Wednesday, November 12, 2014

Be Fed and Feed Others

The following is a sermon preached on the Feast of Charles Simeon, 12 November 2014. The lessons appointed for this day can be found here.

Audio can be heard here.

“When they had finished breakfast…”

It had been long night, and morning was slow to arrive. Peter, unable to think of anything except the strange and tragic and perhaps wonderful events of the previous days, said to his companions, “I’m going fishing,” and they replied, “We will go with you.” They labored in the boat all night, but, as is so often the case when our minds are weighed down with distraction, their efforts were fruitless. They caught nothing, and, as the dawn was breaking they began to head back to shore.

As they approached, they saw a man on the beach. He looked out at them and said, “Children, do you have any fish?” After they told him of their unsuccessful night, he invited them to cast their net on the right side of the boat. When they did, they pulled up more fish than they could bring into the boat—153 of them. When the disciple whom Jesus loved put the pieces together, he declared to Peter, “It is the Lord,” and, upon hearing that wonderful news, Peter grabbed his clothes and jumped into the sea, swimming as fast as he could to embrace the man he loved.

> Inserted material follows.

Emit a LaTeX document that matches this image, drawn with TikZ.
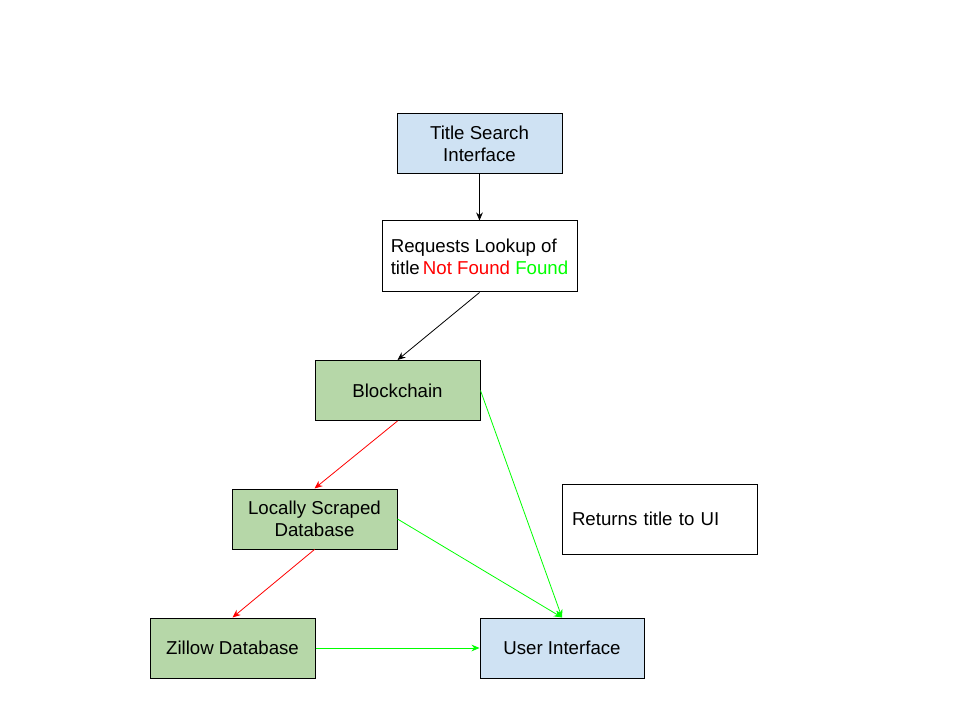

When they had finished breakfast, Jesus looked at Simon Peter and asked, “Simon, son of John, do you love me more than these?” The question caught him off guard, and it startled the other disciples, too. Other than Peter, in a tearful confession days earlier, no one had mentioned the scandalous denial. In the only response he could give, Peter looked at Jesus and said, “Yes, Lord: you know that I love you,” and Jesus replied, “Feed my lambs.” A second time, Jesus looked deeply into Peter’s eyes and asked, “Simon, son of John, do you love me?” Searching deep within, Peter uttered from his heart, “Yes, Lord: you know that I love you,” to which Jesus responded, “Tend my sheep.” Then, in brutal fashion, fully confronting Peter’s three-fold denial of Jesus, the master asked, “Simon, son of John, do you love me?” Cut to the quick and hurt by the question and the accusation that came with it, Peter cried back, “Lord, you know everything; you know that I love you.” And, finally, Jesus responded, “Feed my sheep.”

When they had finished eating breakfast… This painful yet cleansing exchange took place after a meal—after Jesus had beckoned his disciples to sit down with him and eat the morning meal. And their breakfast followed an exhausting and frustrating night, an unsuccessful fishing trip reflective of their floundering relationship with Jesus. All of their heartache and grief and doubt and worry came with them into that boat, and, out of that place of emptiness, Jesus called them to eat. He fed them. And then he brought Peter’s now-unwavering love into focus, and finally commanded him to feed others.

We are broken. We are fed. We are called to feed others.

Today is the feast of Charles Simeon. Like all undergraduates at the University of Cambridge in the eighteenth century, Simeon was required to attend church on a regular basis and to take Communion at least once a year. That created a crisis of conscience for young Simeon. He was what we would now call an agnostic, and he felt a real personal dishonesty in having to eat the Lord’s Supper without manifesting any real faith in Jesus. So what did he do? As he wrote, “Conscience told me that, if I must go, I must repent and turn to God.” The experience transformed his life. He sought ordination and remained in Cambridge as a clergyman who spent his entire career nurturing undergraduates and inviting them to be fed by faith in Jesus.

We are broken. We are hungry. We are hurting. And we need to be fed before our lives can take shape. How are you being fed? What gives you sustenance? What fills you up to satisfaction? How might God nourish you from weakness into strength, from brokenness into wholeness, from disarray into calmness? In what ways has he already invited you to sit down with him and eat? And will you answer his call to feed his lambs, tend his sheep, and feed his sheep?